Tout dire, tout examiner, tout connaître…

Et par exemple ceci: véritable «bête de langage», Lichtenberg est littéralement passionné par les faits, les tournures, les moulures, les soudures et les trous des serrures de la parlure collective, et l’on présume qu’il se régalerait de nos jours de ce qu’un Orwell appelait la «novlangue», entre autres avatars de la langue de bois ou de la langue de coton actuelle qui nous fait parler de «techniciens de surface» à propos des modestes balayeurs de rues. Lui-même proposait, dans sa chasse impitoyable aux faux-semblants, d’appeler «buveurs d’eau» les poètes doucereusement anacréontiques (Barilier vous coachera sur Anacréon en passant) et l’on présume qu’à ses yeux les techniciens de surface seraient aujourd’hui critiques littéraires ou perroquets thérapeutes – tout pareils à ses têtes de Turc de la «prêtraille» et autres ânes à deux pattes – le quadripède à longues oreilles a toute sa tendresse. On l’imagine déboulant dans un colloque d’influenceurs…

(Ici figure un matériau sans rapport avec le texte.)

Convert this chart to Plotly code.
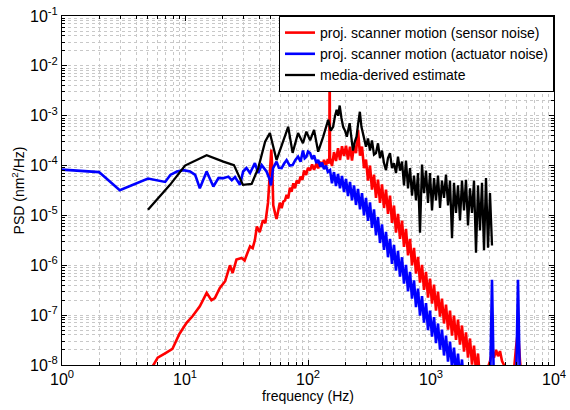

Anar dadaïste avant la lettre, ou pataphysicien, lui qui voyait pourtant à l’esprit évangélique une Qualité supérieure et se posait bel et bien en sage? Là encore, chacune et chacun s’en fera une idée en vivant l’Expérience (terme essentiel dans la méthode Lichtenberg) de cette lecture suivant l’évolution d’une pensée incarnée, poussant comme les ongles et les cheveux et se ridant en apparence sans perdre de sa fraîcheur presque enfantine – du temps où nous voulions Tout Connaître…



«Brouillons, I et II», Georg Christoph Lichtenberg, traduit de l’allemand, préfacé et annoté par Etienne Barilier, Editions Noir sur Blanc, 3745 pages.